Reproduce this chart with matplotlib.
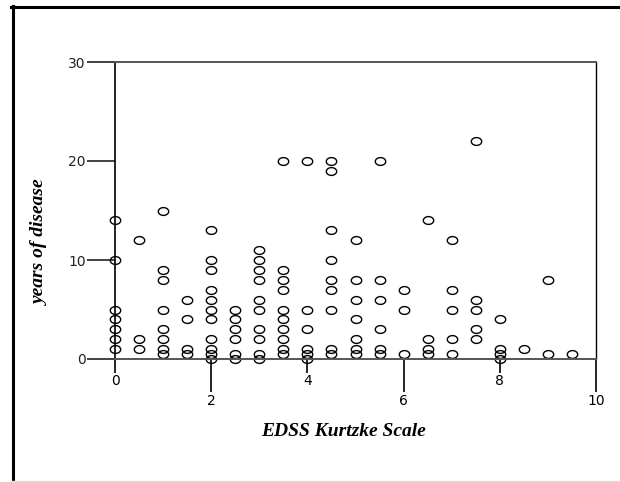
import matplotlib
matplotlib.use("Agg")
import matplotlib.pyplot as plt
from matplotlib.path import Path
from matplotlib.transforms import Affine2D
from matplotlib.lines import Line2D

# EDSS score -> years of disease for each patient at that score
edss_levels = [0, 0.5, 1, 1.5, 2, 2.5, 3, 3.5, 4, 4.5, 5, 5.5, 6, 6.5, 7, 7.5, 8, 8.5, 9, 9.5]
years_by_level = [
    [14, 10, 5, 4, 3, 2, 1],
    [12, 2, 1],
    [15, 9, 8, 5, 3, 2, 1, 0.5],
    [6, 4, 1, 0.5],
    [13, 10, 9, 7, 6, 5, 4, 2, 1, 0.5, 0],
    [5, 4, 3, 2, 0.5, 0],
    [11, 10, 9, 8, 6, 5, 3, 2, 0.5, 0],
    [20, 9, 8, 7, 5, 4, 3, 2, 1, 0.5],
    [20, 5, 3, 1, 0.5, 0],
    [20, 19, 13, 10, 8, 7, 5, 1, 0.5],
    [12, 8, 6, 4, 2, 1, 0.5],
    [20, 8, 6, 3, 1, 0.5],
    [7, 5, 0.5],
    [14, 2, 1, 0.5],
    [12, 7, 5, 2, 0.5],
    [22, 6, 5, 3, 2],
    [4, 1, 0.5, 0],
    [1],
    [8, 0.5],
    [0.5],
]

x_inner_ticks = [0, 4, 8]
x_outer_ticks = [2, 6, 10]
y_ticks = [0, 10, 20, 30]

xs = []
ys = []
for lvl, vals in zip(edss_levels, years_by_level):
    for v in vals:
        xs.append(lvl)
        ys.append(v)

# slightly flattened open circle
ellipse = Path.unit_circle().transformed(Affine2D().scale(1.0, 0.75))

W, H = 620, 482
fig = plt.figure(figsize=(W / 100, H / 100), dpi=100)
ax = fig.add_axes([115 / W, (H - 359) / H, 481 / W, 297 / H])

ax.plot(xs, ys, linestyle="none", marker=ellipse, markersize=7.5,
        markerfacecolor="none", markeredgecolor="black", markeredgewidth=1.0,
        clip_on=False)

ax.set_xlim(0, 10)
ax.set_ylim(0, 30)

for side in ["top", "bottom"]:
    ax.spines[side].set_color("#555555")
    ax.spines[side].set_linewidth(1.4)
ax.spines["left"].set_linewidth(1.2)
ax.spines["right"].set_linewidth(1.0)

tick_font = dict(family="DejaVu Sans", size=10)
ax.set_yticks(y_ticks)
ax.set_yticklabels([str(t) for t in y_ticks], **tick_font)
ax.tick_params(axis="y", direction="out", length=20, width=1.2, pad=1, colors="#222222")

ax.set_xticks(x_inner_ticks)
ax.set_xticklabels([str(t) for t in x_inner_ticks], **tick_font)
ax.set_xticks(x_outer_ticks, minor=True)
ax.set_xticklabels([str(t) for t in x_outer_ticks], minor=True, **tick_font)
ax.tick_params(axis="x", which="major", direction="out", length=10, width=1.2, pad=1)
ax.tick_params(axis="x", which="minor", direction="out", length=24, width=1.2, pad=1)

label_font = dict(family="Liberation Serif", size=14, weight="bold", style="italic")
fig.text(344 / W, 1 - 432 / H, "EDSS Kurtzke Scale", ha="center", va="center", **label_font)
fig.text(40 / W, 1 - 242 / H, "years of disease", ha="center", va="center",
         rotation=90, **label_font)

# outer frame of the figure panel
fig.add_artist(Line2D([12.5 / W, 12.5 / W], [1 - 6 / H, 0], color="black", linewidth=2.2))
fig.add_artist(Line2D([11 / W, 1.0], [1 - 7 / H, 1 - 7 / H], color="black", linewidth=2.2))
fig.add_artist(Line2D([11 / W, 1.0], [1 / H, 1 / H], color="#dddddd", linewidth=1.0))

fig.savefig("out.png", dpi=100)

────────────────────────────────────────

**Task brief**
Transcribe exactly, with no pictures, the lines running from the first line of the material through the line holding "from matplotlib.lines import Line2D".

**Result of the exercise**
Reproduce this chart with matplotlib.
import matplotlib
matplotlib.use("Agg")
import matplotlib.pyplot as plt
from matplotlib.path import Path
from matplotlib.transforms import Affine2D
from matplotlib.lines import Line2D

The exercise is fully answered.